If from one side people are trying to gather together they do it in antisocial places like clubs, for example. And they take antisocial drugs, like amphetamines. Synthetic drugs belong to a synthetic world and a synthetic music of which London is the empire. An empire of loneliness.
Too much together but nothing gets shared. If you actually go and walk the streets of London you will get a lot of sights, emotions, sensations, smiles from people but all these contacts are sudden and when you lie down in your bed at night you feel full but empty.
So I thought we should create in London a different place – and there is one up in Kingsland Rd, the Melange Collective. But, I think, we, Londoners, we should create another one.
There are too many clubs in London and they are all so standardized. It is impressive – synthetic world with synthetic sensations people are searching their souls but they get it lost again by taking amphetamines in prisons – clubs.

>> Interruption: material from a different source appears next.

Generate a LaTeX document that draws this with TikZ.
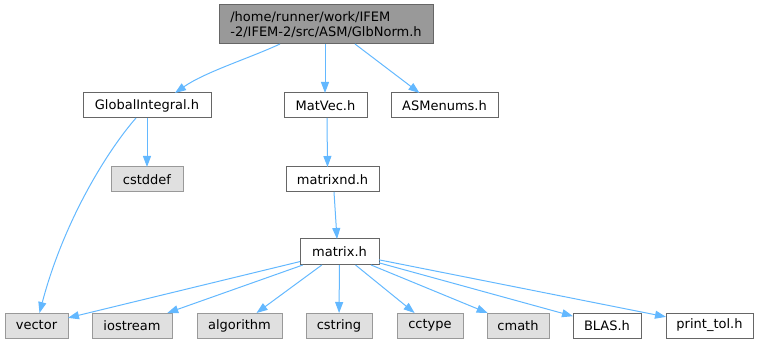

If you actually think about it you might have fun dancing in a London club but after a bit you will feel just the four walls of that artificial cage of fun and the sweat of people.
So, I think we should create a new place. I had a vision of this new place. I want a place in which people can gather together and not be bored of each other, in which the creativity of each of us will come out and shine of uniqueness. I want a place in which you do not need to take an amphetamine to find your soul because you will be there to donate your soul to others. I want a place covered up in art.
And now I tell you how.
It will be a place that will have not real walls. It will be build up with old screens of computer and from the outside it will be just covered with a particular metal foil. Around there will be a garden with coloured lights and their colours will reflect in dozen of imaginary lullabies dancers.
Then from the inside each computer screen will have a different video art record and the whole place will just look like a harmony of colours and images. The floor must be just wood and the ceiling, oh, I would love a glass ceiling to see the stars out of it. I do not want any clocks because the time should not be counted in there. Music will flow among screens and huge speakers and people will dance happy. There should be a basement all white where everyone can paint on the walls and around, play, do theatre or whatever installation.
I would love people to know that by building such a place, we would avoid the dumping of all our old computers to the third world.
I would love to see people happy because of this, I would love to see people understanding that our objects do have a soul too. That we cannot just use a computer and when we do not like it anymore we dump it to Nigeria. One day, that computer will come back to us. He will knock at our doors.
I would build a disco labyrinth done up of computers and leave the Third World clean.
I would love to see Londoners happy to dance inside a labyrinth of computer and souls, and smile, hand in hand.